GIVEN INFORMATION =>

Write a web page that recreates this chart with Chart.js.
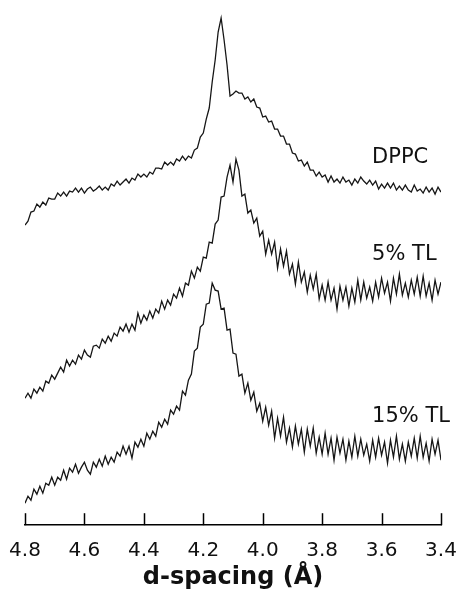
<!DOCTYPE html>
<html>
<head>
<meta charset="utf-8">
<script src="https://cdn.jsdelivr.net/npm/chart.js@4.4.0/dist/chart.umd.min.js"></script>
<style>
  html, body { margin: 0; padding: 0; background: #fff; }
  #wrap { width: 458px; height: 592px; }
</style>
</head>
<body>
<div id="wrap"><canvas id="myChart" width="458" height="592"></canvas></div>
<script>
// d-spacing grid (Angstrom)
var dSpacing = [
    4.80,4.79,4.78,4.77,4.76,4.75,4.74,4.73,4.72,4.71,
    4.70,4.69,4.68,4.67,4.66,4.65,4.64,4.63,4.62,4.61,
    4.60,4.59,4.58,4.57,4.56,4.55,4.54,4.53,4.52,4.51,
    4.50,4.49,4.48,4.47,4.46,4.45,4.44,4.43,4.42,4.41,
    4.40,4.39,4.38,4.37,4.36,4.35,4.34,4.33,4.32,4.31,
    4.30,4.29,4.28,4.27,4.26,4.25,4.24,4.23,4.22,4.21,
    4.20,4.19,4.18,4.17,4.16,4.15,4.14,4.13,4.12,4.11,
    4.10,4.09,4.08,4.07,4.06,4.05,4.04,4.03,4.02,4.01,
    4.00,3.99,3.98,3.97,3.96,3.95,3.94,3.93,3.92,3.91,
    3.90,3.89,3.88,3.87,3.86,3.85,3.84,3.83,3.82,3.81,
    3.80,3.79,3.78,3.77,3.76,3.75,3.74,3.73,3.72,3.71,
    3.70,3.69,3.68,3.67,3.66,3.65,3.64,3.63,3.62,3.61,
    3.60,3.59,3.58,3.57,3.56,3.55,3.54,3.53,3.52,3.51,
    3.50,3.49,3.48,3.47,3.46,3.45,3.44,3.43,3.42,3.41,
    3.40
];

// stacked intensities (arbitrary units, traces offset as in the figure)
var dppc = [
    300,304,313,314,321,318,323,320,327,326,
    326,332,329,333,329,334,333,337,333,337,
    332,336,338,334,336,339,335,338,335,341,
    339,344,340,343,346,342,347,345,351,348,
    351,348,353,351,357,357,356,363,360,363,
    360,366,364,369,365,369,367,375,377,388,
    392,406,417,443,465,493,507,485,460,429,
    431,434,432,432,426,428,423,426,418,417,
    408,409,403,404,396,396,389,389,381,381,
    372,371,364,365,359,363,355,355,349,353,
    348,350,343,349,343,346,342,348,343,345,
    340,346,342,348,344,341,345,340,344,336,
    341,337,342,337,342,335,339,335,340,335,
    333,340,334,336,332,338,333,337,331,338,
    333
];
var tl5 = [
    127,132,127,136,132,138,134,144,142,150,
    146,152,158,153,165,159,165,161,170,166,
    175,170,168,179,180,177,186,182,189,184,
    192,189,198,194,201,193,201,195,212,202,
    210,205,214,207,216,212,224,216,225,220,
    231,227,237,229,242,240,254,247,258,254,
    268,267,283,282,301,305,328,329,348,360,
    343,366,355,329,331,312,315,302,307,289,
    294,271,285,271,283,257,276,259,274,251,
    261,241,263,243,253,233,250,236,251,226,
    240,225,243,225,237,216,239,225,238,219,
    237,223,245,225,243,227,238,224,243,228,
    247,232,243,224,247,231,251,230,242,228,
    245,231,248,229,249,229,242,225,245,231,
    243
];
var tl15 = [
    22,29,25,36,31,39,32,42,40,48,
    40,48,45,55,46,57,53,61,52,58,
    63,55,51,63,58,66,59,69,61,68,
    63,73,69,79,71,79,67,83,78,86,
    79,92,86,94,89,103,98,106,101,115,
    111,119,115,134,130,145,151,174,177,198,
    201,221,222,242,235,234,216,217,195,196,
    172,171,149,151,132,142,125,133,114,122,
    104,118,100,114,87,107,89,108,83,97,
    78,99,81,96,73,96,79,97,72,88,
    71,92,71,87,65,88,72,86,65,84,
    68,89,69,86,70,81,64,85,68,87,
    70,83,62,85,68,89,66,81,64,83,
    69,87,67,89,68,82,64,86,71,85,
    65
];

var traceNames = ['DPPC', '5% TL', '15% TL'];
var traces = [dppc, tl5, tl15];

function toPoints(values) {
    return values.map(function (v, i) { return {x: dSpacing[i], y: v}; });
}

// short inward tick marks + curve names
var decorations = {
    id: 'decorations',
    afterDraw: function (chart) {
        var ctx = chart.ctx;
        var xs = chart.scales.x, ys = chart.scales.y;
        var bottom = chart.chartArea.bottom;
        ctx.save();
        ctx.strokeStyle = '#000';
        ctx.lineWidth = 1.5;
        xs.ticks.forEach(function (t, i) {
            var px = Math.round(xs.getPixelForTick(i)) + 0.5;
            ctx.beginPath();
            ctx.moveTo(px, bottom);
            ctx.lineTo(px, bottom - 12);
            ctx.stroke();
        });
        // labels sit to the right of each trace
        var anchors = [[3.632, 362], [3.632, 265], [3.632, 103]];
        ctx.fillStyle = '#111';
        ctx.font = '21px "DejaVu Sans"';
        ctx.textAlign = 'left';
        ctx.textBaseline = 'alphabetic';
        traceNames.forEach(function (name, i) {
            ctx.fillText(name, xs.getPixelForValue(anchors[i][0]), ys.getPixelForValue(anchors[i][1]));
        });
        ctx.restore();
    }
};

var ctx = document.getElementById('myChart');
var myChart = new Chart(ctx, {
    type: 'line',
    data: {
        datasets: traces.map(function (vals, i) {
            return {
                label: traceNames[i],
                data: toPoints(vals),
                borderColor: '#161616',
                borderWidth: 1.3,
                pointRadius: 0,
                tension: 0,
                fill: false
            };
        })
    },
    options: {
        responsive: false,
        animation: false,
        devicePixelRatio: 1,
        layout: {
            padding: {left: 25, right: 17, top: 0, bottom: 0}
        },
        plugins: {
            legend: {display: false},
            tooltip: {enabled: false}
        },
        events: [],
        scales: {
            x: {
                type: 'linear',
                reverse: true,
                min: 3.4,
                max: 4.8,
                afterFit: function (scale) {
                    // let the layout padding alone decide the plot edges
                    scale.paddingLeft = 0;
                    scale.paddingRight = 0;
                },
                grid: {
                    display: false,
                    drawTicks: false
                },
                border: {
                    display: true,
                    color: '#000',
                    width: 1.5
                },
                ticks: {
                    stepSize: 0.2,
                    padding: 14,
                    color: '#111',
                    font: {family: 'DejaVu Sans', size: 20},
                    callback: function (value) {
                        return value.toFixed(1);
                    }
                },
                title: {
                    display: true,
                    text: 'd-spacing (Å)',
                    color: '#111',
                    font: {family: 'DejaVu Sans', size: 24, weight: 'bold'},
                    padding: {top: -14, bottom: 0}
                }
            },
            y: {
                display: false,
                min: 0,
                max: 525
            }
        }
    },
    plugins: [decorations]
});
</script>
</body>
</html>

TASK PROMPT => Quote the material exactly. Pictures stay out.

SOLUTION FOR THIS EXERCISE =>
Write a web page that recreates this chart with Chart.js.
<!DOCTYPE html>
<html>
<head>
<meta charset="utf-8">
<script src="https://cdn.jsdelivr.net/npm/chart.js@4.4.0/dist/chart.umd.min.js"></script>
<style>
  html, body { margin: 0; padding: 0; background: #fff; }
  #wrap { width: 458px; height: 592px; }
</style>
</head>
<body>
<div id="wrap"><canvas id="myChart" width="458" height="592"></canvas></div>
<script>
// d-spacing grid (Angstrom)
var dSpacing = [
    4.80,4.79,4.78,4.77,4.76,4.75,4.74,4.73,4.72,4.71,
    4.70,4.69,4.68,4.67,4.66,4.65,4.64,4.63,4.62,4.61,
    4.60,4.59,4.58,4.57,4.56,4.55,4.54,4.53,4.52,4.51,
    4.50,4.49,4.48,4.47,4.46,4.45,4.44,4.43,4.42,4.41,
    4.40,4.39,4.38,4.37,4.36,4.35,4.34,4.33,4.32,4.31,
    4.30,4.29,4.28,4.27,4.26,4.25,4.24,4.23,4.22,4.21,
    4.20,4.19,4.18,4.17,4.16,4.15,4.14,4.13,4.12,4.11,
    4.10,4.09,4.08,4.07,4.06,4.05,4.04,4.03,4.02,4.01,
    4.00,3.99,3.98,3.97,3.96,3.95,3.94,3.93,3.92,3.91,
    3.90,3.89,3.88,3.87,3.86,3.85,3.84,3.83,3.82,3.81,
    3.80,3.79,3.78,3.77,3.76,3.75,3.74,3.73,3.72,3.71,
    3.70,3.69,3.68,3.67,3.66,3.65,3.64,3.63,3.62,3.61,
    3.60,3.59,3.58,3.57,3.56,3.55,3.54,3.53,3.52,3.51,
    3.50,3.49,3.48,3.47,3.46,3.45,3.44,3.43,3.42,3.41,
    3.40
];

// stacked intensities (arbitrary units, traces offset as in the figure)
var dppc = [
    300,304,313,314,321,318,323,320,327,326,
    326,332,329,333,329,334,333,337,333,337,
    332,336,338,334,336,339,335,338,335,341,
    339,344,340,343,346,342,347,345,351,348,
    351,348,353,351,357,357,356,363,360,363,
    360,366,364,369,365,369,367,375,377,388,
    392,406,417,443,465,493,507,485,460,429,
    431,434,432,432,426,428,423,426,418,417,
    408,409,403,404,396,396,389,389,381,381,
    372,371,364,365,359,363,355,355,349,353,
    348,350,343,349,343,346,342,348,343,345,
    340,346,342,348,344,341,345,340,344,336,
    341,337,342,337,342,335,339,335,340,335,
    333,340,334,336,332,338,333,337,331,338,
    333
];
var tl5 = [
    127,132,127,136,132,138,134,144,142,150,
    146,152,158,153,165,159,165,161,170,166,
    175,170,168,179,180,177,186,182,189,184,
    192,189,198,194,201,193,201,195,212,202,
    210,205,214,207,216,212,224,216,225,220,
    231,227,237,229,242,240,254,247,258,254,
    268,267,283,282,301,305,328,329,348,360,
    343,366,355,329,331,312,315,302,307,289,
    294,271,285,271,283,257,276,259,274,251,
    261,241,263,243,253,233,250,236,251,226,
    240,225,243,225,237,216,239,225,238,219,
    237,223,245,225,243,227,238,224,243,228,
    247,232,243,224,247,231,251,230,242,228,
    245,231,248,229,249,229,242,225,245,231,
    243
];
var tl15 = [
    22,29,25,36,31,39,32,42,40,48,
    40,48,45,55,46,57,53,61,52,58,
    63,55,51,63,58,66,59,69,61,68,
    63,73,69,79,71,79,67,83,78,86,
    79,92,86,94,89,103,98,106,101,115,
    111,119,115,134,130,145,151,174,177,198,
    201,221,222,242,235,234,216,217,195,196,
    172,171,149,151,132,142,125,133,114,122,
    104,118,100,114,87,107,89,108,83,97,
    78,99,81,96,73,96,79,97,72,88,
    71,92,71,87,65,88,72,86,65,84,
    68,89,69,86,70,81,64,85,68,87,
    70,83,62,85,68,89,66,81,64,83,
    69,87,67,89,68,82,64,86,71,85,
    65
];

var traceNames = ['DPPC', '5% TL', '15% TL'];
var traces = [dppc, tl5, tl15];

function toPoints(values) {
    return values.map(function (v, i) { return {x: dSpacing[i], y: v}; });
}

// short inward tick marks + curve names
var decorations = {
    id: 'decorations',
    afterDraw: function (chart) {
        var ctx = chart.ctx;
        var xs = chart.scales.x, ys = chart.scales.y;
        var bottom = chart.chartArea.bottom;
        ctx.save();
        ctx.strokeStyle = '#000';
        ctx.lineWidth = 1.5;
        xs.ticks.forEach(function (t, i) {
            var px = Math.round(xs.getPixelForTick(i)) + 0.5;
            ctx.beginPath();
            ctx.moveTo(px, bottom);
            ctx.lineTo(px, bottom - 12);
            ctx.stroke();
        });
        // labels sit to the right of each trace
        var anchors = [[3.632, 362], [3.632, 265], [3.632, 103]];
        ctx.fillStyle = '#111';
        ctx.font = '21px "DejaVu Sans"';
        ctx.textAlign = 'left';
        ctx.textBaseline = 'alphabetic';
        traceNames.forEach(function (name, i) {
            ctx.fillText(name, xs.getPixelForValue(anchors[i][0]), ys.getPixelForValue(anchors[i][1]));
        });
        ctx.restore();
    }
};

var ctx = document.getElementById('myChart');
var myChart = new Chart(ctx, {
    type: 'line',
    data: {
        datasets: traces.map(function (vals, i) {
            return {
                label: traceNames[i],
                data: toPoints(vals),
                borderColor: '#161616',
                borderWidth: 1.3,
                pointRadius: 0,
                tension: 0,
                fill: false
            };
        })
    },
    options: {
        responsive: false,
        animation: false,
        devicePixelRatio: 1,
        layout: {
            padding: {left: 25, right: 17, top: 0, bottom: 0}
        },
        plugins: {
            legend: {display: false},
            tooltip: {enabled: false}
        },
        events: [],
        scales: {
            x: {
                type: 'linear',
                reverse: true,
                min: 3.4,
                max: 4.8,
                afterFit: function (scale) {
                    // let the layout padding alone decide the plot edges
                    scale.paddingLeft = 0;
                    scale.paddingRight = 0;
                },
                grid: {
                    display: false,
                    drawTicks: false
                },
                border: {
                    display: true,
                    color: '#000',
                    width: 1.5
                },
                ticks: {
                    stepSize: 0.2,
                    padding: 14,
                    color: '#111',
                    font: {family: 'DejaVu Sans', size: 20},
                    callback: function (value) {
                        return value.toFixed(1);
                    }
                },
                title: {
                    display: true,
                    text: 'd-spacing (Å)',
                    color: '#111',
                    font: {family: 'DejaVu Sans', size: 24, weight: 'bold'},
                    padding: {top: -14, bottom: 0}
                }
            },
            y: {
                display: false,
                min: 0,
                max: 525
            }
        }
    },
    plugins: [decorations]
});
</script>
</body>
</html>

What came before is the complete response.